Kulturraum NRW


Ai Weiwei pflanzt Sunflower Seeds in der Londoner Tate Modern

Am Sonnenblumenkernschalenstrand

Das ist eine ganz wunderbare Verbindung aus sozialer Skulptur, spaßbringender Intervention und politischem Kunstwerk: Der chinesische Konzeptkünstler Ai Weiwei füllt das hintere Drittel der Turbinenhalle in der Londoner Tate Modern mit einem Teppich aus Porzellanimitaten von Sonnenblumenkernschalen.

Das dürfte etwa ein halbes Fußballfeld groß sein, etwas weniger vielleicht. Achtneun Zentimeter hoch sind die kleinen Porzellandingens aufgeschüttet, die halt aussehen wie ungeöffnete Sonnenblumenkernschalen. Geht man darüber, knirscht es wie an einem Kieselstrand und genauso wie am Strand graben sich Kinder ein, bis nur noch ihre Köpfe heraus ragen. Menschen legen sich hin, ruhen aus, gucken, oder setzen sich und essen ein Sandwich, andere gehen spazieren, gucken, machen Fotos, nehmen eine Handvoll der Dingens auf und lassen sie durch die Finger rieseln (Fotos gibt es auf der Website der Tate Gallery).

Es heißt, dass das mehr als einhundert Millionen Imitate sind, gefertigt und handbemalt in der, für ihre Porzellanproduktion berühmten, südchinesischen Stadt Jingdezhen. Made in China also: ein Film zeigt anbei die Produktion der Teile und erklärt auch, dass die Sonnenblume ein gängiges Motiv in der Ikonographie des maoistischen Personenkults war: der Große Vorsitzende als strahlende Sonne, sein Volk als Heer der Sonnenblumen, die sich ihm in Liebe zuneigen.

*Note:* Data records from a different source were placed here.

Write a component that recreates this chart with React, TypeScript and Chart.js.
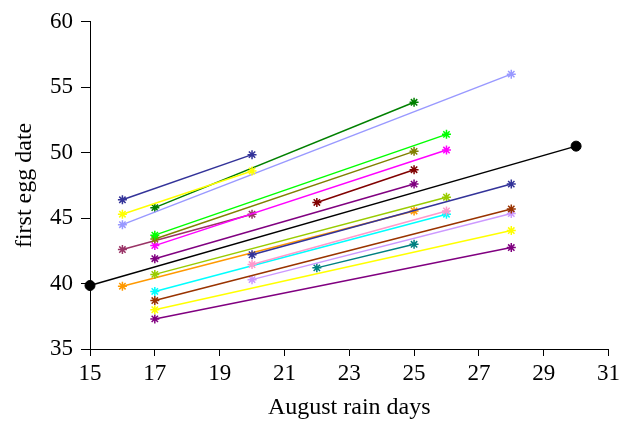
import React, { useEffect, useRef } from "react";
import { Chart, registerables } from "chart.js";

Chart.register(...registerables);

// Each series is a two-point segment: (startDay, startDate) -> (endDay, endDate)
const startDays = [16, 16, 16, 17, 17, 17, 17, 22, 17, 16, 20, 17, 16, 20, 17, 17, 20, 22, 17, 17, 15];
const startDates = [46.4, 45.3, 44.5, 45.8, 43.7, 43.4, 42.9, 46.2, 41.9, 42.6, 42.2, 40.7, 39.8, 41.45, 39.4, 38.7, 40.3, 41.2, 38.0, 37.3, 39.85];
const endDays = [20, 20, 28, 25, 26, 25, 26, 25, 25, 20, 28, 26, 25, 26, 26, 28, 28, 25, 28, 28, 30];
const endDates = [49.85, 48.6, 56.0, 53.85, 51.4, 50.1, 50.2, 48.7, 47.6, 45.3, 47.6, 46.6, 45.55, 45.55, 45.3, 45.7, 45.35, 43.0, 44.05, 42.75, 50.5];

const palette = [
  "#333399", "#ffff00", "#9999ff", "#008000", "#00ff00", "#808000", "#ff00ff",
  "#800000", "#800080", "#993366", "#333399", "#99cc00", "#ff9900", "#ff99cc",
  "#00ffff", "#993300", "#cc99ff", "#008080", "#ffff00", "#800080", "#000000",
];

const xTicksMin = 15;
const xTicksMax = 31;
const yTicksMin = 35;
const yTicksMax = 60;

const FONT = "'Liberation Serif', 'Times New Roman', serif";

export default function App() {
  const ref = useRef<HTMLCanvasElement | null>(null);

  useEffect(() => {
    if (!ref.current) return;
    const datasets = startDays.map((sd, i) => {
      const isFit = i === startDays.length - 1;
      const c = palette[i];
      return {
        label: "s" + i,
        data: [
          { x: sd, y: startDates[i] },
          { x: endDays[i], y: endDates[i] },
        ],
        showLine: true,
        borderColor: c,
        backgroundColor: c,
        borderWidth: 1.5,
        pointStyle: isFit ? "circle" : "star",
        pointRadius: isFit ? 5 : 4.5,
        pointBorderWidth: isFit ? 1 : 1.5,
        pointBorderColor: c,
        pointBackgroundColor: c,
        clip: false as any,
      };
    });

    const chart = new Chart(ref.current, {
      type: "scatter",
      data: { datasets },
      options: {
        animation: false,
        responsive: false,
        layout: { padding: { top: 21, right: 14, left: 0, bottom: 0 } },
        plugins: { legend: { display: false }, tooltip: { enabled: false } },
        scales: {
          x: {
            type: "linear",
            min: xTicksMin,
            max: xTicksMax,
            ticks: {
              stepSize: 2,
              color: "#000",
              padding: 4,
              font: { family: FONT, size: 23 },
              maxRotation: 0,
            },
            grid: {
              drawOnChartArea: false,
              drawTicks: true,
              tickLength: 7,
              tickColor: "#000",
              tickWidth: 1,
            },
            border: { display: true, color: "#000", width: 1 },
            title: {
              display: true,
              text: "August rain days",
              color: "#000",
              font: { family: FONT, size: 24 },
              padding: { top: 0, bottom: -1 },
            },
            afterFit: (scale: any) => {
              scale.height = 72;
            },
          },
          y: {
            type: "linear",
            min: yTicksMin,
            max: yTicksMax,
            ticks: {
              stepSize: 5,
              color: "#000",
              padding: 8,
              font: { family: FONT, size: 23 },
            },
            grid: {
              drawOnChartArea: false,
              drawTicks: true,
              tickLength: 9,
              tickColor: "#000",
              tickWidth: 1,
            },
            border: { display: true, color: "#000", width: 1 },
            title: {
              display: true,
              text: "first egg date",
              color: "#000",
              font: { family: FONT, size: 24 },
              padding: { top: 10, bottom: 0 },
            },
            afterFit: (scale: any) => {
              scale.width = 90;
            },
          },
        },
      },
    });
    return () => chart.destroy();
  }, []);

  return (
    <div style={{ position: "fixed", left: 0, top: 0, width: 624, height: 421, background: "#fff" }}>
      <canvas ref={ref} width={624} height={421} />
    </div>
  );
}
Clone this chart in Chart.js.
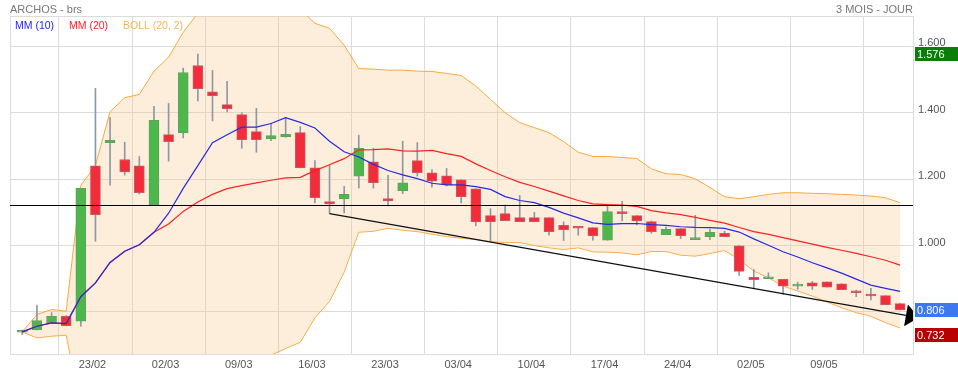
<!DOCTYPE html>
<html>
<head>
<meta charset="utf-8">
<script src="https://cdn.jsdelivr.net/npm/chart.js@4.4.1/dist/chart.umd.min.js"></script>
<style>
  html, body { margin: 0; padding: 0; background: #fff; }
  #wrap { width: 958px; height: 375px; }
</style>
</head>
<body>
<div id="wrap"><canvas id="chart" width="958" height="375"></canvas></div>
<script>
// daily candles, index 0..60
var opens  = [0.739,0.746,0.768,0.787,0.772,1.240,1.310,1.259,1.240,1.123,
              1.334,1.339,1.542,1.463,1.424,1.394,1.343,1.321,1.327,1.340,
              1.234,1.132,1.140,1.209,1.252,1.141,1.165,1.256,1.219,1.210,
              1.198,1.171,1.090,1.096,1.084,1.084,1.084,1.061,1.057,1.054,
              1.016,1.102,1.090,1.072,1.033,1.051,1.018,1.027,1.037,0.999,
              0.904,0.900,0.898,0.878,0.888,0.891,0.885,0.864,0.853,0.849,0.825];
var highs  = [0.746,0.820,0.798,0.789,1.172,1.473,1.385,1.311,1.268,1.419,
              1.428,1.534,1.576,1.527,1.494,1.400,1.413,1.367,1.386,1.358,
              1.256,1.241,1.178,1.332,1.293,1.211,1.314,1.310,1.229,1.232,
              1.198,1.171,1.111,1.122,1.151,1.100,1.084,1.071,1.057,1.054,
              1.119,1.133,1.090,1.074,1.056,1.051,1.091,1.049,1.043,1.000,
              0.928,0.918,0.898,0.890,0.892,0.891,0.885,0.866,0.871,0.849,0.825];
var lows   = [0.732,0.746,0.768,0.758,0.757,1.013,1.182,1.212,1.155,1.123,
              1.254,1.324,1.435,1.375,1.402,1.293,1.281,1.316,1.326,1.234,
              1.128,1.096,1.098,1.173,1.173,1.119,1.156,1.209,1.176,1.179,
              1.128,1.059,1.013,1.075,1.072,1.072,1.031,1.015,1.031,1.016,
              1.016,1.074,1.062,1.037,1.033,1.021,1.018,1.018,1.027,0.910,
              0.870,0.900,0.853,0.868,0.868,0.875,0.867,0.846,0.836,0.822,0.806];
var closes = [0.741,0.774,0.787,0.759,1.172,1.093,1.317,1.222,1.159,1.377,
              1.313,1.521,1.472,1.451,1.412,1.319,1.319,1.331,1.335,1.234,
              1.144,1.125,1.154,1.293,1.189,1.134,1.189,1.219,1.194,1.183,
              1.147,1.071,1.072,1.075,1.072,1.072,1.042,1.048,1.052,1.030,
              1.102,1.096,1.074,1.042,1.049,1.030,1.024,1.040,1.027,0.922,
              0.897,0.904,0.878,0.883,0.878,0.875,0.867,0.858,0.848,0.822,0.806];

// MM (10)
var mm10 = [0.740,0.757,0.767,0.765,0.846,0.8875,0.9489,0.983,1.0026,1.040,
            1.0973,1.172,1.2405,1.3097,1.3337,1.3563,1.3565,1.3674,1.385,1.3707,
            1.3538,1.3142,1.2824,1.2666,1.2443,1.2258,1.2128,1.2016,1.1875,1.1824,
            1.1827,1.1773,1.1691,1.1473,1.1356,1.1294,1.1147,1.0976,1.0834,1.0681,
            1.0636,1.0661,1.0663,1.063,1.0607,1.0565,1.0547,1.0539,1.0514,1.0406,
            1.0201,1.0009,0.9813,0.9654,0.9483,0.9328,0.9171,0.8989,0.881,0.871,0.8619];
// MM (20)
var mm20 = [0.740,0.757,0.767,0.765,0.846,0.8875,0.9489,0.983,1.0026,1.040,
            1.0648,1.1028,1.1312,1.1541,1.1713,1.1805,1.1886,1.1966,1.2038,1.2054,
            1.2256,1.2431,1.2615,1.2882,1.289,1.2911,1.2847,1.2845,1.2863,1.2766,
            1.2683,1.2458,1.2258,1.207,1.19,1.1776,1.1638,1.1496,1.1355,1.1253,
            1.1232,1.1217,1.1177,1.1052,1.0982,1.093,1.0847,1.0758,1.0674,1.0544,
            1.0419,1.0335,1.0238,1.0142,1.0045,0.9947,0.9859,0.9764,0.9662,0.9558,0.941];
// BOLL (20, 2)
var bollUpper = [0.740,0.7925,0.8076,0.8025,1.181,1.241,1.403,1.445,1.455,1.525,
                 1.567,1.642,1.700,1.714,1.731,1.730,1.729,1.727,1.722,1.711,
                 1.669,1.654,1.603,1.533,1.531,1.528,1.528,1.525,1.524,1.518,
                 1.512,1.480,1.440,1.400,1.370,1.355,1.340,1.313,1.281,1.268,
                 1.268,1.265,1.262,1.231,1.216,1.214,1.201,1.175,1.147,1.141,
                 1.147,1.154,1.159,1.159,1.157,1.156,1.154,1.152,1.149,1.144,1.129];
var bollLower = [0.740,0.722,0.727,0.730,0.511,0.534,0.495,0.521,0.550,0.555,
                 0.563,0.564,0.562,0.594,0.611,0.630,0.649,0.670,0.690,0.709,
                 0.782,0.832,0.920,1.040,1.043,1.052,1.046,1.042,1.034,1.027,
                 1.022,1.018,1.012,1.009,1.009,1.000,0.993,0.988,0.993,0.981,
                 0.980,0.978,0.972,0.982,0.982,0.971,0.968,0.976,0.985,0.958,
                 0.923,0.903,0.878,0.863,0.848,0.830,0.813,0.798,0.787,0.768,0.752];

var tickIndex  = [5,10,15,20,25,30,35,40,45,50,55];
var dateLabels = ['23/02','02/03','09/03','16/03','23/03','03/04','10/04','17/04','24/04','02/05','09/05'];
var priceTicks = [0.8,1.0,1.2,1.4,1.6];

var supportLevel = 1.123;
var trendLine = [{x: 21, y: 1.096}, {x: 60.4, y: 0.790}];

var tagValues = [1.576, 0.806, 0.732];
var tagColors = ['#0a7d0a', '#3c78f0', '#b80000'];

function xy(arr){ return arr.map(function(v,i){ return {x: i, y: v}; }); }

var up = closes.map(function(c,i){ return c >= opens[i]; });
var bodies = closes.map(function(c,i){ return {x: i, y: [opens[i], c]}; });
var wicks = highs.map(function(h,i){ return {x: i, y: [lows[i], h]}; });

Chart.defaults.font.family = "'Liberation Sans', Arial, sans-serif";
Chart.defaults.font.size = 11;
Chart.defaults.color = '#555';

var overlay = {
    id: 'overlay',
    beforeDatasetsDraw: function(chart){
        var ctx = chart.ctx, a = chart.chartArea;
        ctx.save();
        ctx.strokeStyle = '#dcdcdc';
        ctx.lineWidth = 1;
        ctx.strokeRect(Math.round(a.left)+0.5, Math.round(a.top)+0.5,
                       Math.round(a.right-a.left), Math.round(a.bottom-a.top));
        ctx.restore();
    },
    afterDatasetsDraw: function(chart){
        var ctx = chart.ctx, a = chart.chartArea;
        var xs = chart.scales.x, ys = chart.scales.y;
        ctx.save();
        ctx.beginPath();
        ctx.rect(a.left, a.top, a.right-a.left, a.bottom-a.top);
        ctx.clip();
        // support level
        var yl = Math.round(ys.getPixelForValue(supportLevel)) + 0.5;
        ctx.strokeStyle = '#000';
        ctx.lineWidth = 1.2;
        ctx.beginPath();
        ctx.moveTo(a.left, yl);
        ctx.lineTo(a.right, yl);
        ctx.stroke();
        // arrow head at end of trend line
        var p0x = xs.getPixelForValue(trendLine[0].x), p0y = ys.getPixelForValue(trendLine[0].y);
        var p1x = xs.getPixelForValue(trendLine[1].x), p1y = ys.getPixelForValue(trendLine[1].y);
        var dx = p1x - p0x, dy = p1y - p0y, len = Math.sqrt(dx*dx + dy*dy);
        dx /= len; dy /= len;
        var L = 13, W = 11;
        ctx.fillStyle = '#000';
        ctx.beginPath();
        ctx.moveTo(p1x + dx*L, p1y + dy*L);
        ctx.lineTo(p1x - dy*W, p1y + dx*W);
        ctx.lineTo(p1x + dy*W, p1y - dx*W);
        ctx.closePath();
        ctx.fill();
        ctx.restore();
    },
    afterDraw: function(chart){
        var ctx = chart.ctx, a = chart.chartArea, ys = chart.scales.y;
        ctx.save();
        ctx.textBaseline = 'alphabetic';
        ctx.font = "11px 'Liberation Sans', Arial, sans-serif";
        ctx.fillStyle = '#777';
        ctx.textAlign = 'left';
        ctx.fillText('ARCHOS - brs', 10, 13);
        ctx.textAlign = 'right';
        ctx.fillText('3 MOIS - JOUR', a.right, 13);
        // legend
        ctx.textAlign = 'left';
        ctx.font = "10.5px 'Liberation Sans', Arial, sans-serif";
        ctx.fillStyle = '#1f1fff';
        ctx.fillText('MM (10)', 15, 29);
        ctx.fillStyle = '#ff1f1f';
        ctx.fillText('MM (20)', 69, 29);
        ctx.fillStyle = '#f9b25a';
        ctx.fillText('BOLL (20, 2)', 123, 29);
        // price tags
        ctx.font = "11px 'Liberation Sans', Arial, sans-serif";
        ctx.textBaseline = 'middle';
        tagValues.forEach(function(v, i){
            var y = Math.round(ys.getPixelForValue(v));
            ctx.fillStyle = tagColors[i];
            ctx.fillRect(a.right + 2, y - 7, 43, 14);
            ctx.fillStyle = '#fff';
            ctx.fillText(v.toFixed(3), a.right + 4, y + 0.5);
        });
        ctx.restore();
    }
};

new Chart(document.getElementById('chart').getContext('2d'), {
    type: 'line',
    data: {
        datasets: [
            {
                type: 'line', label: 'BOLL up', data: xy(bollUpper),
                borderColor: '#f9a93e', borderWidth: 1, backgroundColor: 'rgba(248,200,140,0.3)',
                fill: '+1', pointRadius: 0, tension: 0, order: 10
            },
            {
                type: 'line', label: 'BOLL down', data: xy(bollLower),
                borderColor: '#f9a93e', borderWidth: 1, fill: false,
                pointRadius: 0, tension: 0, order: 10
            },
            {
                type: 'bar', label: 'wicks', data: wicks,
                backgroundColor: '#8e98a4', barThickness: 1, grouped: false, order: 8
            },
            {
                type: 'bar', label: 'bodies', data: bodies,
                backgroundColor: up.map(function(u){ return u ? '#4cb84c' : '#f22c38'; }),
                borderColor: up.map(function(u){ return u ? '#62a060' : '#c85a66'; }),
                borderWidth: 1, borderSkipped: false, barThickness: 10, minBarLength: 2,
                grouped: false, order: 7
            },
            {
                type: 'line', label: 'MM (20)', data: xy(mm20),
                borderColor: '#ff2020', borderWidth: 1.2, pointRadius: 0, tension: 0, fill: false, order: 5
            },
            {
                type: 'line', label: 'MM (10)', data: xy(mm10),
                borderColor: '#2a2ae0', borderWidth: 1.2, pointRadius: 0, tension: 0, fill: false, order: 4
            },
            {
                type: 'line', label: 'trend', data: trendLine,
                borderColor: '#111', borderWidth: 1.3, pointRadius: 0, tension: 0, fill: false, order: 2
            }
        ]
    },
    options: {
        responsive: false,
        animation: false,
        devicePixelRatio: 1,
        layout: { padding: { left: 10, top: 16, right: 0, bottom: 0 } },
        plugins: { legend: { display: false }, tooltip: { enabled: false }, title: { display: false } },
        scales: {
            x: {
                type: 'linear', min: -0.84, max: 60.88, offset: false,
                grid: { color: '#dcdcdc', drawTicks: false },
                border: { display: true, color: '#dcdcdc' },
                afterBuildTicks: function(scale){ scale.ticks = tickIndex.map(function(v){ return {value: v}; }); },
                afterFit: function(scale){ scale.height = 21; },
                ticks: {
                    padding: 4, maxRotation: 0, autoSkip: false, labelOffset: -3,
                    callback: function(v, i){ return dateLabels[i]; }
                }
            },
            y: {
                type: 'linear', position: 'right', min: 0.6735, max: 1.691,
                grid: { color: '#dcdcdc', drawTicks: false },
                border: { display: true, color: '#dcdcdc' },
                afterBuildTicks: function(scale){ scale.ticks = priceTicks.map(function(v){ return {value: v}; }); },
                afterFit: function(scale){ scale.width = 45; },
                ticks: {
                    padding: 5, labelOffset: -3,
                    callback: function(v){ return v.toFixed(3); }
                }
            }
        }
    },
    plugins: [overlay]
});
</script>
</body>
</html>
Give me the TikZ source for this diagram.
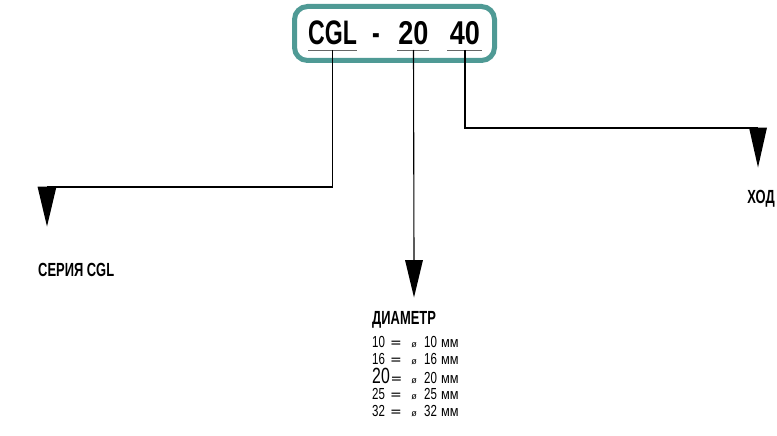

Also was jetzt? Gehe ich auf diesem Feld über die Opfer der Kulturrevolution und des „Großen Sprungs nach Vorne“ hinweg und trete dabei noch die Tradition der chinesische Porzellanmanufaktur mit Füßen? Und bin ich als einer von den Vielen, die in den nächsten Monaten über das Feld gehen werden, nicht anders als einer dieser Dingens: ein handbemaltes Unikat zwar, das indes in den Millionen verschwindet, ununterscheidbar? Und ein Imitat obendrein?

Die Installation wird begleitet von einem Gesprächsangebot: in mehreren Verrichtungsboxen kann man per Video Fragen stellen oder Antworten geben, die auf der Website der Tate Gallery veröffentlicht werden und auf die Ai Weiwei im Wochenrhythmus zu reagieren verspricht.

Ai Weiwei ist der elfte Künstler, der im Rahmen der Unilever Series seit 2000 – seit der Eröffnung der Tate Modern Gallery – mit einem Auftragswerk in der Turbinenhalle unterwegs ist. Die Sunflower Seeds sind dort noch bis Anfang Mai 2011 zu sehen und zu begehen.

Update: Wie Tate Modern am Freitag (18. Oktober 2010) verlauten ließ, ist das Feld derzeit nicht mehr begehbar:

Although porcelain is very robust, we have been advised that the interaction of visitors with the sculpture can cause dust which could be damaging to health following repeated inhalation over a long period of time. In consequence, Tate, in consultation with the artist, has decided not to allow members of the public to walk across the sculpture.

Das nimmt dem Feld natürlich die Dimension einer sozialen Skulptur und den Spaßfaktor.

The Unilever Series: Ai Weiwei. London, Tate Modern, Turbine Hall, 12. Oktober 2010 – 2. Mai 2011.